Na początek zaczęłam urlopem, nie bez problemów bo i karta pamięci z telefonu mi się spaliła i prawie nie mogłam chodzić i też myłam momentami marudna i ciężka do zniesienia to dobrze wspominam ten wyjazd. Może nie był idealny, wiele mogłam zrobić inaczej ale nie żałuje.  Po szaleńczych dwóch tygodniach miałam jeszcze tydzień wolnego który spędziłam w Polsce na oglądaniu filmów i taki tam. Reszta miesiąca była spokojna.
W lipcu udałam się na kolejny konwent w Rybniku a dokładniej na Mochicon, oczywiście jako VIP. Miło spędziłam czas, jak zawsze, szkoda było wracać do domu.

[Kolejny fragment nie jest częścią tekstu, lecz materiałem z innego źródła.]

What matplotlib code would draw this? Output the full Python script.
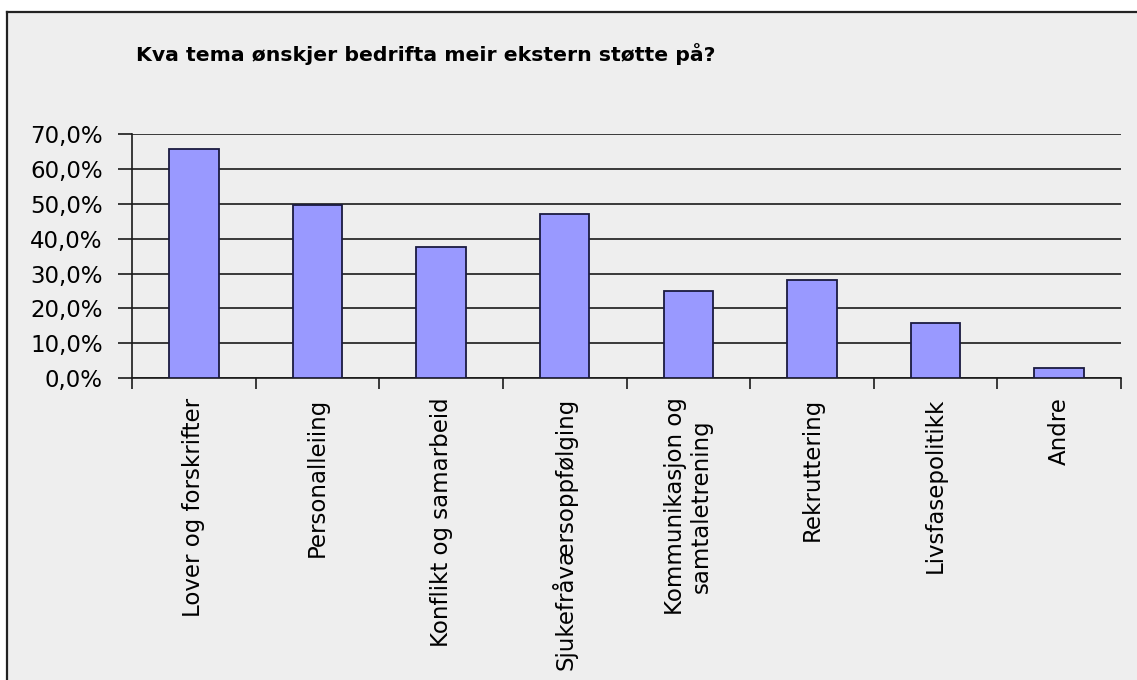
import matplotlib
matplotlib.use("Agg")
import matplotlib.pyplot as plt
from matplotlib.patches import Rectangle
from matplotlib.lines import Line2D
from matplotlib.ticker import FuncFormatter, FixedLocator

categories = [
    "Lover og forskrifter",
    "Personalleiing",
    "Konflikt og samarbeid",
    "Sjukefråværsoppfølging",
    "Kommunikasjon og\nsamtaletrening",
    "Rekruttering",
    "Livsfasepolitikk",
    "Andre",
]
values = [0.658, 0.498, 0.376, 0.472, 0.250, 0.281, 0.159, 0.030]
y_ticks = [0.0, 0.1, 0.2, 0.3, 0.4, 0.5, 0.6, 0.7]
title = "Kva tema ønskjer bedrifta meir ekstern støtte på?"

W, H = 1137, 680
BG = "#eeeeee"
BAR = "#9999ff"
EDGE = "#1a1a40"

plt.rcParams["font.family"] = ["DejaVu Sans"]

fig = plt.figure(figsize=(W / 100, H / 100), dpi=100)
fig.patch.set_facecolor("white")

# grey chart area with a dark border on its top and left edges
fig.patches.append(Rectangle((7 / W, 0), 1, 1 - 12 / H, transform=fig.transFigure,
                             facecolor=BG, edgecolor="none", zorder=-5))
fig.lines.append(Line2D([7 / W, 7 / W], [0, 1 - 12 / H], transform=fig.transFigure,
                        color="#222222", lw=1.6, zorder=-4))
fig.lines.append(Line2D([7 / W, 1], [1 - 12 / H, 1 - 12 / H], transform=fig.transFigure,
                        color="#222222", lw=1.6, zorder=-4))

fig.text(136 / W, 1 - 61 / H, title, fontsize=14.7, fontweight="bold",
         ha="left", va="baseline", color="black")

ax = fig.add_axes([132 / W, 1 - 378 / H, 989 / W, (378 - 134.3) / H])
ax.set_zorder(2)
ax.set_facecolor(BG)

x = list(range(len(categories)))
ax.bar(x, values, width=0.4, color=BAR, edgecolor=EDGE, linewidth=1.3, zorder=3)

ax.set_xlim(-0.5, len(categories) - 0.5)
ax.set_ylim(0, 0.70)

ax.yaxis.set_major_locator(FixedLocator(y_ticks))
ax.yaxis.set_major_formatter(FuncFormatter(lambda v, p: f"{v * 100:.1f}%".replace(".", ",")))
ax.grid(axis="y", color="#1a1a1a", linewidth=1.2, zorder=1)
ax.set_axisbelow(True)

ax.set_xticks(x)
ax.set_xticklabels(categories, rotation=90, ha="center", va="top",
                   multialignment="center", fontsize=16.5)
ax.set_xticks([i - 0.5 for i in range(len(categories) + 1)], minor=True)
ax.tick_params(axis="x", which="major", length=0, pad=14)
ax.tick_params(axis="x", which="minor", length=8, width=1.2, direction="out", color="#1a1a1a")
ax.tick_params(axis="y", length=10, width=1.2, direction="out", pad=11,
               labelsize=16.5, color="#1a1a1a")

for side in ("top", "right"):
    ax.spines[side].set_visible(False)
for side in ("left", "bottom"):
    ax.spines[side].set_color("#1a1a1a")
    ax.spines[side].set_linewidth(1.2)

fig.savefig("out.png", dpi=100, facecolor=fig.get_facecolor())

Pod koniec lipca był koncert Rammstein w Chorzowie. Chcę przeżyć to jeszcze raz.
Kupiłam też sobie nowe buty do kimona ze skarpetkami gratis. Mega wygodne.
Najspokojniejszy był sierpień, głównie siedziałam w domu i albo testowałam różne maski do twarzy albo procenty z umiarem wlewałam w siebie. Trochę zaszalałam i kupiłam większy zapas maseczek do włosów.
Ostatecznie mogę podsumować że trzy ostatnie miesiące były udane.